Além disso, as Câmaras Permanente, após examinar um projeto de decisão proposto pelo Procurador Europeu Delegado competente, decidem quanto a várias questões, entre as quais, a de acusar e a de arquivar (art.ºs 36 e 39).

Que a tónica está em decisões coletivas e muito supervisionadas, retira-se também do considerando 23 do Regulamento, com este teor: “No presente regulamento, os termos ‘supervisão geral’, ‘acompanhamento e orientação’ e ‘supervisão’ são utilizados para descrever as diferentes atividades de controlo exercidas pela Procuradoria Europeia. Deverá entender-se por ‘supervisão geral’ a administração geral das atividades da Procuradoria Europeia, em que apenas são dadas instruções sobre questões que têm para esta uma importância horizontal. ‘Acompanhamento e orientação’ deverão ser entendidas como as competências para acompanhar e orientar as investigações e ações penais individuais. Deverá entender-se ‘supervisão’ como uma fiscalização mais estreita e contínua das investigações e ações penais, que inclui, sempre que necessário, a intervenção e a formulação de instruções sobre questões relativas às investigações e ações penais.”

Tranquilos, portanto, os duvidosos, porque na Procuradoria Europeia há coletivos de qualidade, há supervisão e orientação, não há decisões importantes que não sejam previamente partilhadas e discutidas. Individualismo, nem pensar!

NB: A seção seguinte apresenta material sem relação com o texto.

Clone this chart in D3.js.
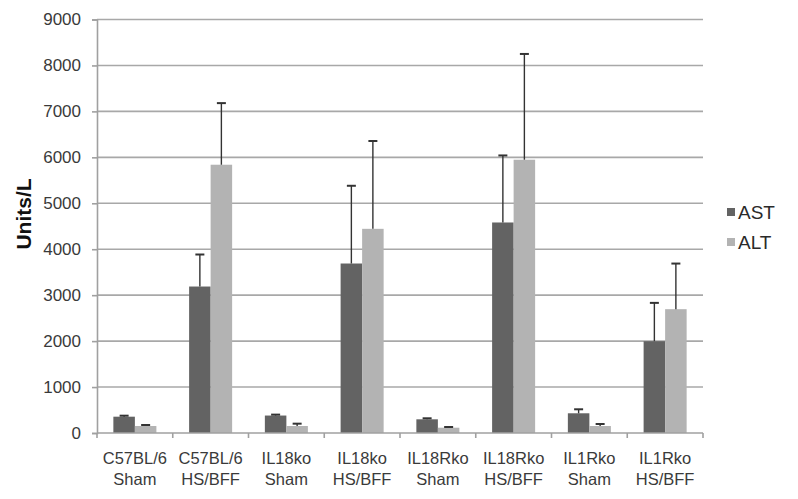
<!DOCTYPE html>
<html>
<head>
<meta charset="utf-8">
<script src="https://cdn.jsdelivr.net/npm/d3@7"></script>
<style>
  body { margin: 0; background: #fff; }
  svg { font-family: "Liberation Sans", Arial, sans-serif; }
</style>
</head>
<body>
<svg id="canvas" width="798" height="499"></svg>
<script>
const groups = [
  ['C57BL/6', 'Sham'], ['C57BL/6', 'HS/BFF'],
  ['IL18ko', 'Sham'], ['IL18ko', 'HS/BFF'],
  ['IL18Rko', 'Sham'], ['IL18Rko', 'HS/BFF'],
  ['IL1Rko', 'Sham'], ['IL1Rko', 'HS/BFF']
];
const seriesNames = ['AST', 'ALT'];
const astValues = [355, 3188, 380, 3689, 298, 4582, 429, 1998];
const astErrors = [22, 697, 20, 1692, 22, 1459, 87, 834];
const altValues = [152, 5839, 152, 4444, 115, 5948, 152, 2695];
const altErrors = [22, 1341, 51, 1911, 15, 2302, 44, 993];
const yTicks = [0, 1000, 2000, 3000, 4000, 5000, 6000, 7000, 8000, 9000];

const colors = { AST: '#636363', ALT: '#b3b3b3' };

const svg = d3.select('#canvas');

const keys = groups.map((g, i) => 'g' + i);

const x0 = d3.scaleBand()
  .domain(keys)
  .range([97, 703])
  .paddingInner(0.432)
  .paddingOuter(0.216);

const x1 = d3.scaleBand()
  .domain(seriesNames)
  .range([0, x0.bandwidth()]);

const y = d3.scaleLinear()
  .domain([0, 9000])
  .range([433, 19.5]);

// gridlines
svg.append('g')
  .selectAll('line')
  .data(yTicks.slice(1))
  .enter()
  .append('line')
  .attr('x1', 97)
  .attr('x2', 703)
  .attr('y1', (d) => y(d))
  .attr('y2', (d) => y(d))
  .attr('stroke', '#a8a8a8')
  .attr('stroke-width', 1.6);

// y axis
const yAxis = svg.append('g')
  .attr('transform', 'translate(97,0)')
  .call(d3.axisLeft(y).tickValues(yTicks).tickFormat(d3.format('d')).tickSize(5).tickPadding(11))
  .attr('font-size', 17)
  .attr('font-family', '"Liberation Sans", Arial, sans-serif');
yAxis.select('.domain').attr('stroke', '#a0a0a0').attr('stroke-width', 1.6);
yAxis.selectAll('.tick line').attr('stroke', '#a0a0a0').attr('stroke-width', 1.6);
yAxis.selectAll('.tick text').attr('fill', '#3a3a3a');

// bars
const rows = groups.map((g, i) => ({
  key: keys[i],
  values: [
    { name: 'AST', value: astValues[i], err: astErrors[i] },
    { name: 'ALT', value: altValues[i], err: altErrors[i] }
  ]
}));

const block = svg.append('g')
  .selectAll('g')
  .data(rows)
  .enter()
  .append('g')
  .attr('transform', (d) => 'translate(' + x0(d.key) + ',0)');

block.selectAll('rect')
  .data((d) => d.values)
  .enter()
  .append('rect')
  .attr('x', (d) => x1(d.name))
  .attr('width', x1.bandwidth())
  .attr('y', (d) => y(d.value))
  .attr('height', (d) => y(0) - y(d.value))
  .attr('fill', (d) => colors[d.name]);

// error bars (upper only)
const err = block.selectAll('g.err')
  .data((d) => d.values)
  .enter()
  .append('g')
  .attr('class', 'err')
  .attr('stroke', '#333')
  .attr('stroke-width', 1.4);

err.append('line')
  .attr('x1', (d) => x1(d.name) + x1.bandwidth() / 2)
  .attr('x2', (d) => x1(d.name) + x1.bandwidth() / 2)
  .attr('y1', (d) => y(d.value))
  .attr('y2', (d) => y(d.value + d.err));

err.append('line')
  .attr('x1', (d) => x1(d.name) + x1.bandwidth() / 2 - 4.5)
  .attr('x2', (d) => x1(d.name) + x1.bandwidth() / 2 + 4.5)
  .attr('y1', (d) => y(d.value + d.err))
  .attr('y2', (d) => y(d.value + d.err))
  .attr('stroke-width', 2);

// x axis
const xAxis = svg.append('g').attr('transform', 'translate(0,433)');
xAxis.append('line')
  .attr('x1', 97).attr('x2', 703)
  .attr('stroke', '#a0a0a0').attr('stroke-width', 1.6);
xAxis.selectAll('line.tk')
  .data(d3.range(keys.length + 1))
  .enter()
  .append('line')
  .attr('class', 'tk')
  .attr('x1', (i) => 97 + i * x0.step())
  .attr('x2', (i) => 97 + i * x0.step())
  .attr('y1', 0)
  .attr('y2', 5)
  .attr('stroke', '#a0a0a0')
  .attr('stroke-width', 1.6);

const labels = xAxis.selectAll('text')
  .data(groups)
  .enter()
  .append('text')
  .attr('x', (d, i) => x0(keys[i]) + x0.bandwidth() / 2)
  .attr('y', 31)
  .attr('text-anchor', 'middle')
  .attr('fill', '#3a3a3a')
  .style('font-size', '16.5px');
labels.append('tspan').text((d) => d[0]);
labels.append('tspan')
  .attr('x', (d, i) => x0(keys[i]) + x0.bandwidth() / 2)
  .attr('dy', 20.5)
  .text((d) => d[1]);

// y axis title
svg.append('text')
  .attr('transform', 'translate(31,214) rotate(-90)')
  .attr('text-anchor', 'middle')
  .attr('fill', '#111')
  .style('font-size', '21px')
  .style('font-weight', 'bold')
  .text('Units/L');

// legend
const legend = svg.append('g')
  .selectAll('g')
  .data(seriesNames)
  .enter()
  .append('g')
  .attr('transform', (d, i) => 'translate(727,' + (212 + i * 30) + ')');
legend.append('rect')
  .attr('x', 0).attr('y', -4)
  .attr('width', 8).attr('height', 8)
  .attr('fill', (d) => colors[d]);
legend.append('text')
  .attr('x', 11)
  .attr('y', 7)
  .attr('fill', '#2a2a2a')
  .style('font-size', '19px')
  .text((d) => d);
</script>
</body>
</html>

2. Uma procuradora nacional comunicou a uma agência noticiosa “ter consciência, como cidadã e magistrada, que as informações que têm vindo a público sobre a forma como decorreu o processo de seleção, em nada contribuem para a independência da Procuradoria Europeia, o regular funcionamento do Estado de Direito, o direito que os cidadãos têm à boa administração e ao respeito pelo princípio da transparência no funcionamento das instituições que os governam”.

Desconhecíamos que a independência da Procuradoria Europeia dependia da farândola noticiosa caseira, convencidos que estávamos de que as normas que a regem, plasmadas no seu regulamento europeu, fossem garantia suficiente da independência daquela instituição. Errados, portanto!

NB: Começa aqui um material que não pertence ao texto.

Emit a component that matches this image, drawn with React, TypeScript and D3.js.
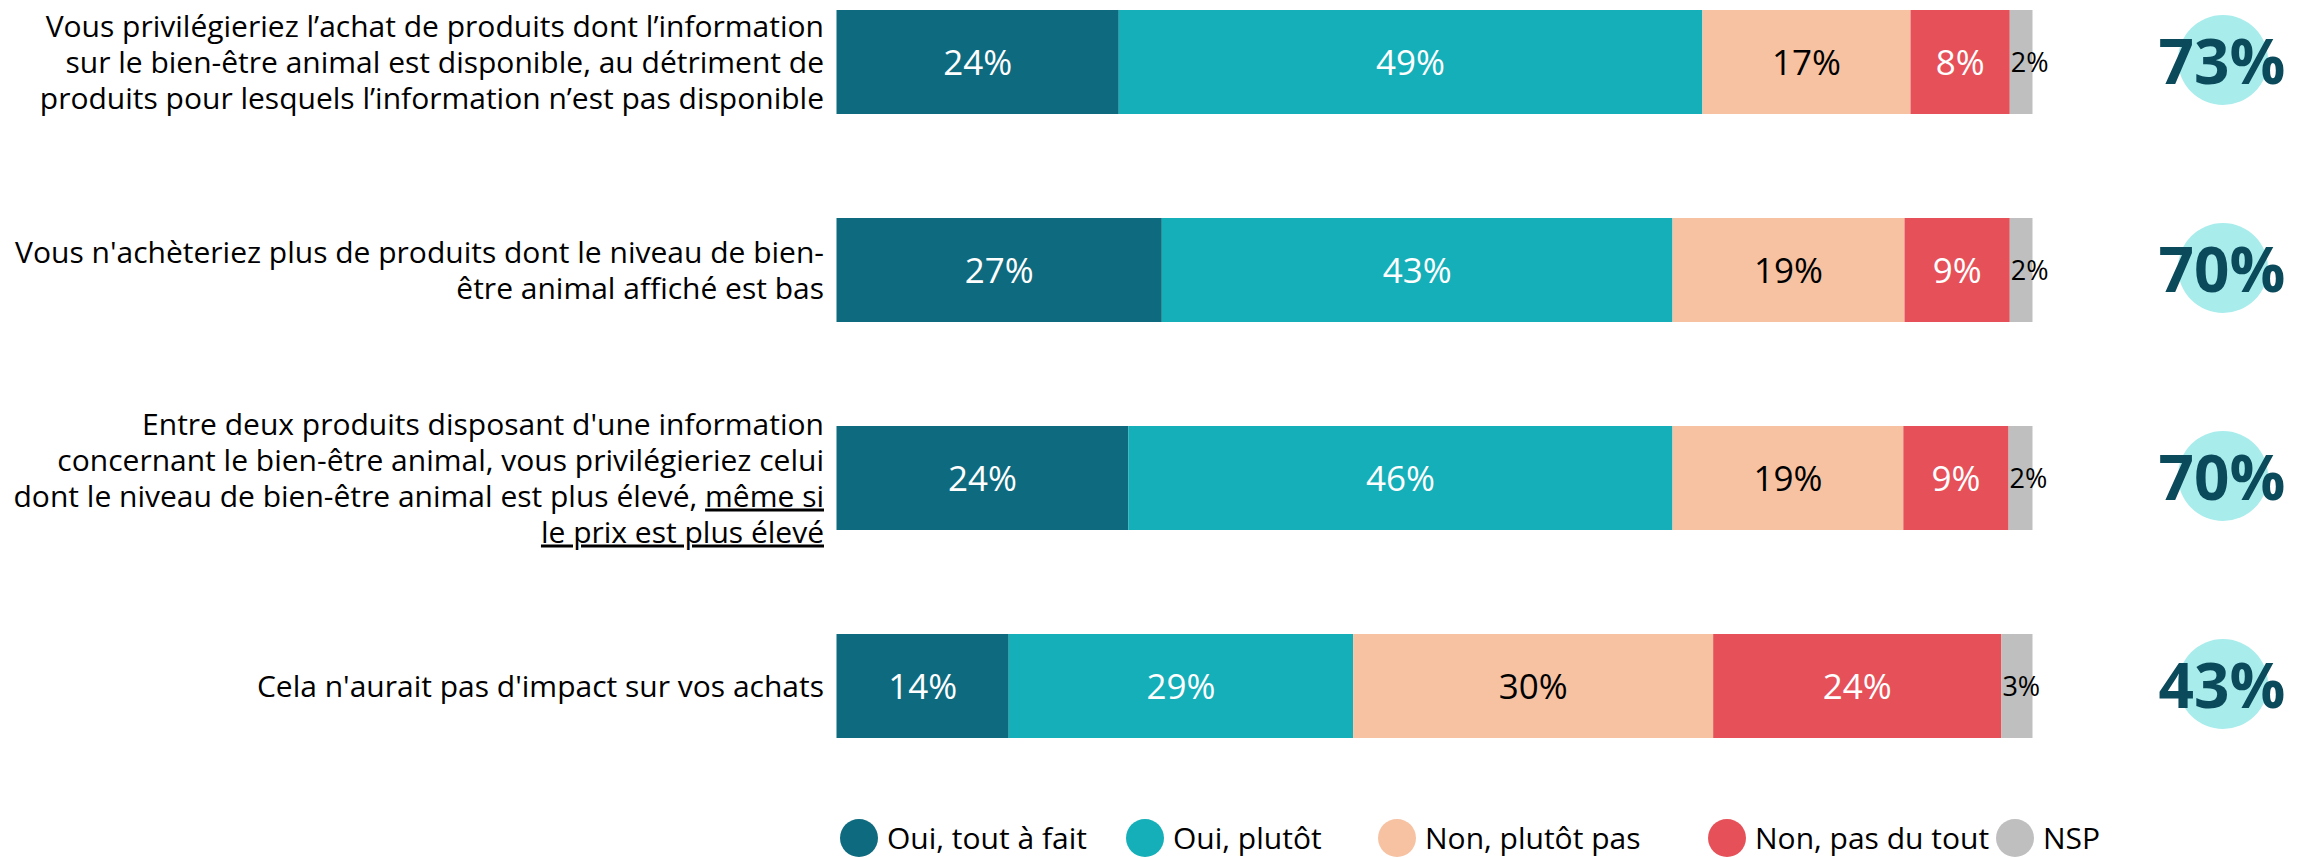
import React from "react";
import * as d3 from "d3";

// categories (each question, already split into lines; u = underlined part)
const questions = [
  [
    [{ t: "Vous privilégieriez l’achat de produits dont l’information" }],
    [{ t: "sur le bien-être animal est disponible, au détriment de" }],
    [{ t: "produits pour lesquels l’information n’est pas disponible" }],
  ],
  [
    [{ t: "Vous n'achèteriez plus de produits dont le niveau de bien-" }],
    [{ t: "être animal affiché est bas" }],
  ],
  [
    [{ t: "Entre deux produits disposant d'une information" }],
    [{ t: "concernant le bien-être animal, vous privilégieriez celui" }],
    [{ t: "dont le niveau de bien-être animal est plus élevé, " }, { t: "même si", u: true }],
    [{ t: "le prix est plus élevé", u: true }],
  ],
  [[{ t: "Cela n'aurait pas d'impact sur vos achats" }]],
];

const seriesNames = ["Oui, tout à fait", "Oui, plutôt", "Non, plutôt pas", "Non, pas du tout", "NSP"];
const seriesColors = ["#0E6A7E", "#14AFB8", "#F6C2A2", "#E65159", "#BFBFBF"];
const labelColors = ["#ffffff", "#ffffff", "#000000", "#ffffff", "#000000"];

const toutAFait = [23.6, 27.2, 24.4, 14.4];
const plutot = [48.8, 42.7, 45.5, 28.8];
const plutotPas = [17.4, 19.4, 19.3, 30.1];
const pasDuTout = [8.3, 8.8, 8.8, 24.1];
const nsp = [1.9, 1.9, 2.0, 2.6];

const shownLabels = [
  ["24%", "49%", "17%", "8%", "2%"],
  ["27%", "43%", "19%", "9%", "2%"],
  ["24%", "46%", "19%", "9%", "2%"],
  ["14%", "29%", "30%", "24%", "3%"],
];
const totalOui = ["73%", "70%", "70%", "43%"];

// legend layout (item start x)
const legendX = [840, 1126, 1378, 1708, 1996];

const W = 2301;
const H = 858;
const FONT = "'Segoe UI', 'Open Sans', sans-serif";

export default function App() {
  const series = [toutAFait, plutot, plutotPas, pasDuTout, nsp];
  const rows = questions.map((q, i) => {
    const o: any = { id: i };
    series.forEach((s, k) => (o["s" + k] = s[i]));
    return o;
  });
  const keys = series.map((_, k) => "s" + k);
  const stacked = d3.stack().keys(keys)(rows);

  const x = d3.scaleLinear().domain([0, 100]).range([836.5, 2032.5]);
  const y = d3
    .scaleBand<number>()
    .domain(questions.map((_, i) => i))
    .range([10, 738])
    .paddingInner(0.5)
    .paddingOuter(0);
  const bw = y.bandwidth();
  const lineH = 36;

  return (
    <svg
      width={W}
      height={H}
      style={{ position: "absolute", left: 0, top: 0, background: "#fff" }}
      fontFamily={FONT}
    >
      {/* question labels */}
      {questions.map((lines, i) => {
        const cy = y(i)! + bw / 2;
        const first = cy - ((lines.length - 1) * lineH) / 2;
        return (
          <text key={"q" + i} textAnchor="end" fontSize={30} fill="#000">
            {lines.map((parts, j) => (
              <tspan key={j} x={824} y={first + j * lineH} dy="0.35em">
                {parts.map((p: any, k) => (
                  <tspan key={k} textDecoration={p.u ? "underline" : undefined}>
                    {p.t}
                  </tspan>
                ))}
              </tspan>
            ))}
          </text>
        );
      })}

      {/* stacked bars */}
      {stacked.map((layer, k) => (
        <g key={"l" + k} fill={seriesColors[k]}>
          {layer.map((d, i) => (
            <rect
              key={i}
              x={x(d[0])}
              y={y(i)}
              width={x(d[1]) - x(d[0])}
              height={bw}
            />
          ))}
        </g>
      ))}

      {/* segment labels */}
      {stacked.map((layer, k) =>
        layer.map((d, i) => {
          const last = k === stacked.length - 1;
          return (
            <text
              key={"t" + k + "-" + i}
              x={last ? x(d[0]) + 1 : (x(d[0]) + x(d[1])) / 2}
              y={y(i)! + bw / 2}
              dy="0.36em"
              textAnchor={last ? "start" : "middle"}
              fontSize={last ? 27 : 35}
              fill={labelColors[k]}
            >
              {shownLabels[i][k]}
            </text>
          );
        })
      )}

      {/* total oui */}
      {totalOui.map((t, i) => {
        const cy = y(i)! + bw / 2;
        return (
          <g key={"tot" + i}>
            <circle cx={2223} cy={cy - 2} r={45} fill="#A8ECEC" />
            <text
              x={2222}
              y={cy}
              dy="0.36em"
              textAnchor="middle"
              fontSize={62}
              fontWeight={700}
              fill="#0B4A5B"
            >
              {t}
            </text>
          </g>
        );
      })}

      {/* legend */}
      {seriesNames.map((n, k) => (
        <g key={"lg" + k} transform={`translate(${legendX[k]},838)`}>
          <circle cx={19} cy={0} r={19} fill={seriesColors[k]} />
          <text x={47} y={0} dy="0.36em" fontSize={30} fill="#000">
            {n}
          </text>
        </g>
      ))}
    </svg>
  );
}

De resto, a mesma procuradora aponta como “absolutamente fundamental o respeito pela independência da Procuradoria Europeia, o regular funcionamento do Estado de Direito, o direito que os cidadãos têm à boa administração e ao respeito pelo princípio da transparência no funcionamento das instituições que os governam”.

É verdade! Tem razão ao alertar-nos para estes valores absolutos, não fôssemos esquecer-nos deles e andarmos por aí à toa na vida! Para nos guiarmos, ainda nos aponta o seu exemplo de pessoa “cumpridora, em todos os procedimentos que adotou”. Um exemplo a seguir.